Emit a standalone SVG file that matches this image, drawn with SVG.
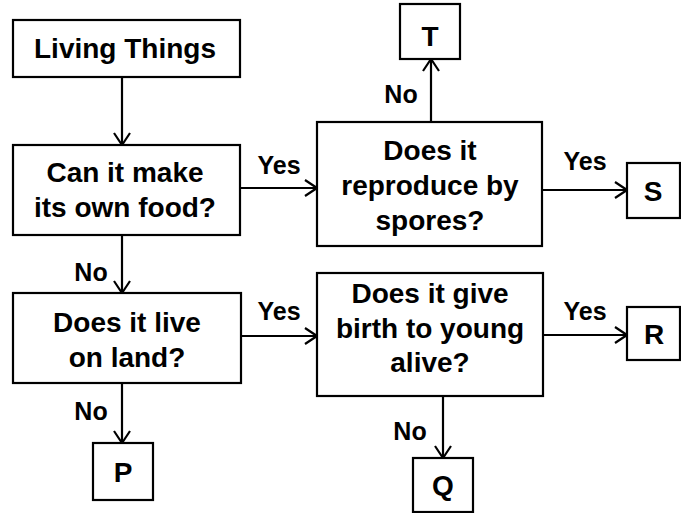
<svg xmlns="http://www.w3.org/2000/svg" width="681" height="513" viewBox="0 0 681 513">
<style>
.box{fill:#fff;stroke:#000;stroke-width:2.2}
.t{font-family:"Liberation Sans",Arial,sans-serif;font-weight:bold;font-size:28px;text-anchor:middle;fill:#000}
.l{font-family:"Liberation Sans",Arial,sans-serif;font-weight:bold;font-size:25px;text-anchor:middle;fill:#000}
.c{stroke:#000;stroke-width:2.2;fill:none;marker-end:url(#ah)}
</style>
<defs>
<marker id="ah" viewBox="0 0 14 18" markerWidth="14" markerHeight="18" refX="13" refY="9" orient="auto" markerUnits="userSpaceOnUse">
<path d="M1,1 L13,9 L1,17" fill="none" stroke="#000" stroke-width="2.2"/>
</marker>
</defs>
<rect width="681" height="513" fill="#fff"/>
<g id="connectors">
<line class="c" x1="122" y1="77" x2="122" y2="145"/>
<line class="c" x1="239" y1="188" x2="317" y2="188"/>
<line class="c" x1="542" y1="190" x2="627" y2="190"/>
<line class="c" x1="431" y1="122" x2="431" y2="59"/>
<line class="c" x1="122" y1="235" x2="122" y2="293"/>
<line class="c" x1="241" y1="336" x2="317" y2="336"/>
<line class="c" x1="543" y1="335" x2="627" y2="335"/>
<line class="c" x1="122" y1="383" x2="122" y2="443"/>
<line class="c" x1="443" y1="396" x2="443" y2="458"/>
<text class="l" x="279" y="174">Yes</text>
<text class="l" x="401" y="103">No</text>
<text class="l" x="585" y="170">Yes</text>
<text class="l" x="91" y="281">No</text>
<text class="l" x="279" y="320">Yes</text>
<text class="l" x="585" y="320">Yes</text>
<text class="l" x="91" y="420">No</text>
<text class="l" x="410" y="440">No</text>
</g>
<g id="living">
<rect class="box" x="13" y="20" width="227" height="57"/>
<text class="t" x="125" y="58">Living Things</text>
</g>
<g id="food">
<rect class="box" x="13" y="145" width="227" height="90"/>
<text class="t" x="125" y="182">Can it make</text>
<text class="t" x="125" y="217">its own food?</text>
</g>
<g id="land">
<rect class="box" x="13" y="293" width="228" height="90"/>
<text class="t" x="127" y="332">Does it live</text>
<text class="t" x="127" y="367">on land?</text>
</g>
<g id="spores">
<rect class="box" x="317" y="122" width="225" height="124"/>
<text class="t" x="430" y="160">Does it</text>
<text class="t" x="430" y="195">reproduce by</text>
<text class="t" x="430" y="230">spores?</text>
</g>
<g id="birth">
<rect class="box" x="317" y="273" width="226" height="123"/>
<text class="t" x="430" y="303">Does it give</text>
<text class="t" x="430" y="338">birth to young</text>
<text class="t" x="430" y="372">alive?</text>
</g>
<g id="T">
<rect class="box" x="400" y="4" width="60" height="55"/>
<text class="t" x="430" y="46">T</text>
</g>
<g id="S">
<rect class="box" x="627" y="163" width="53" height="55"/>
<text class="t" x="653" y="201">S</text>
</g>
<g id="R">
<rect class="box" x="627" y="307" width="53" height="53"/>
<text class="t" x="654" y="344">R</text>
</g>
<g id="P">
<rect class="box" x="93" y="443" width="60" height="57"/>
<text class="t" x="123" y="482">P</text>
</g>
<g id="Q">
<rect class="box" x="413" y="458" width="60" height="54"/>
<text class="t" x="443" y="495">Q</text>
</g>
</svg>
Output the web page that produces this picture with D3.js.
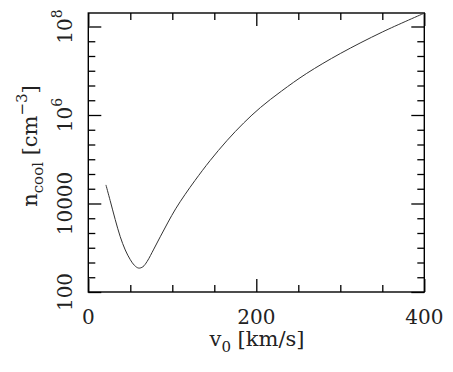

◇ ◇ ◇

Goal
Every line of the data above should be quoted exactly. Omit the pictures.

Response to the task
Emit a standalone SVG file that matches this image, drawn with SVG.
<svg xmlns="http://www.w3.org/2000/svg" width="681" height="513" viewBox="0 0 681 513">
<style>
.box{fill:#fff;stroke:#000;stroke-width:2.2}
.t{font-family:"Liberation Sans",Arial,sans-serif;font-weight:bold;font-size:28px;text-anchor:middle;fill:#000}
.l{font-family:"Liberation Sans",Arial,sans-serif;font-weight:bold;font-size:25px;text-anchor:middle;fill:#000}
.c{stroke:#000;stroke-width:2.2;fill:none;marker-end:url(#ah)}
</style>
<defs>
<marker id="ah" viewBox="0 0 14 18" markerWidth="14" markerHeight="18" refX="13" refY="9" orient="auto" markerUnits="userSpaceOnUse">
<path d="M1,1 L13,9 L1,17" fill="none" stroke="#000" stroke-width="2.2"/>
</marker>
</defs>
<rect width="681" height="513" fill="#fff"/>
<g id="connectors">
<line class="c" x1="122" y1="77" x2="122" y2="145"/>
<line class="c" x1="239" y1="188" x2="317" y2="188"/>
<line class="c" x1="542" y1="190" x2="627" y2="190"/>
<line class="c" x1="431" y1="122" x2="431" y2="59"/>
<line class="c" x1="122" y1="235" x2="122" y2="293"/>
<line class="c" x1="241" y1="336" x2="317" y2="336"/>
<line class="c" x1="543" y1="335" x2="627" y2="335"/>
<line class="c" x1="122" y1="383" x2="122" y2="443"/>
<line class="c" x1="443" y1="396" x2="443" y2="458"/>
<text class="l" x="279" y="174">Yes</text>
<text class="l" x="401" y="103">No</text>
<text class="l" x="585" y="170">Yes</text>
<text class="l" x="91" y="281">No</text>
<text class="l" x="279" y="320">Yes</text>
<text class="l" x="585" y="320">Yes</text>
<text class="l" x="91" y="420">No</text>
<text class="l" x="410" y="440">No</text>
</g>
<g id="living">
<rect class="box" x="13" y="20" width="227" height="57"/>
<text class="t" x="125" y="58">Living Things</text>
</g>
<g id="food">
<rect class="box" x="13" y="145" width="227" height="90"/>
<text class="t" x="125" y="182">Can it make</text>
<text class="t" x="125" y="217">its own food?</text>
</g>
<g id="land">
<rect class="box" x="13" y="293" width="228" height="90"/>
<text class="t" x="127" y="332">Does it live</text>
<text class="t" x="127" y="367">on land?</text>
</g>
<g id="spores">
<rect class="box" x="317" y="122" width="225" height="124"/>
<text class="t" x="430" y="160">Does it</text>
<text class="t" x="430" y="195">reproduce by</text>
<text class="t" x="430" y="230">spores?</text>
</g>
<g id="birth">
<rect class="box" x="317" y="273" width="226" height="123"/>
<text class="t" x="430" y="303">Does it give</text>
<text class="t" x="430" y="338">birth to young</text>
<text class="t" x="430" y="372">alive?</text>
</g>
<g id="T">
<rect class="box" x="400" y="4" width="60" height="55"/>
<text class="t" x="430" y="46">T</text>
</g>
<g id="S">
<rect class="box" x="627" y="163" width="53" height="55"/>
<text class="t" x="653" y="201">S</text>
</g>
<g id="R">
<rect class="box" x="627" y="307" width="53" height="53"/>
<text class="t" x="654" y="344">R</text>
</g>
<g id="P">
<rect class="box" x="93" y="443" width="60" height="57"/>
<text class="t" x="123" y="482">P</text>
</g>
<g id="Q">
<rect class="box" x="413" y="458" width="60" height="54"/>
<text class="t" x="443" y="495">Q</text>
</g>
</svg>
Output the web page that produces this picture with D3.js.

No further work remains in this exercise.